Maria is not vulnerable in the way the world of entertainment wants women to be. Her vulnerability is clinical, rather than merely affective. She has a confused moral map; she doesn’t suffer from a surplus of goodness. Her attempts to be a better person (to be less racist, to be a better friend) are all form, not felt. What is vulnerable in her is her creativity, which is linked to her life force. In one particularly brutal episode, her agent convinces her to toss her meds in order to “be herself”; the result is a total collapse. A comedy about someone who must send her old self off on a burning boat in order to live as a new, more functional, yet dimmed person sounds about as feasible as a musical adaptation of the Francis Farmer Story, but somehow this series works.

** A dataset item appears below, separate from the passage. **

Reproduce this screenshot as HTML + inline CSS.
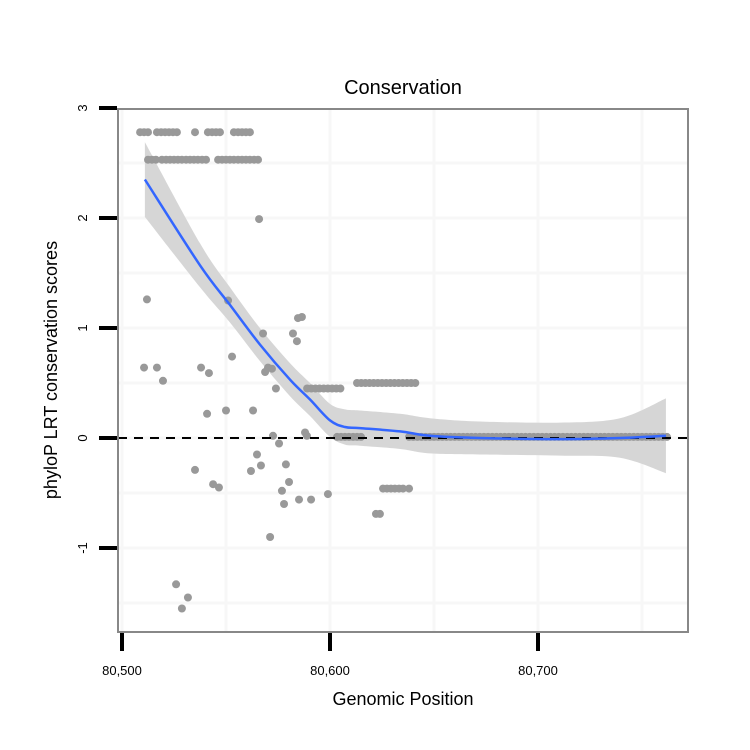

Bamford’s partial valorization of what used to be called “madness” and is now called mental illness has a ring of Romanticism to it. It would have been easier to create a gentler comedy more imbued with the triumph-over-adversity narrative, but that would never capture the character of Maria, who is honest to a moral and pathetic fault. Maria in the present exists in a limbo of half-felt emotions and badly wired human connections. Though she makes it clear that medication saved her life, Bamford’s project is not to flatter the psychopharmacological industry, but rather to reveal its inability to deliver the mental utopia it promises. Bamford’s Romanticist attachment to her own illness is not the “right” way to think about these things. Like Maria, she is on the wrong side of everything.
“Moholy-Nagy: Future Present” runs through September 7 at the Solomon R. Guggenheim Museum in New York; Lady Dynamite is a television series on Netflix.
Matthew Weinstein is an artist based in New York.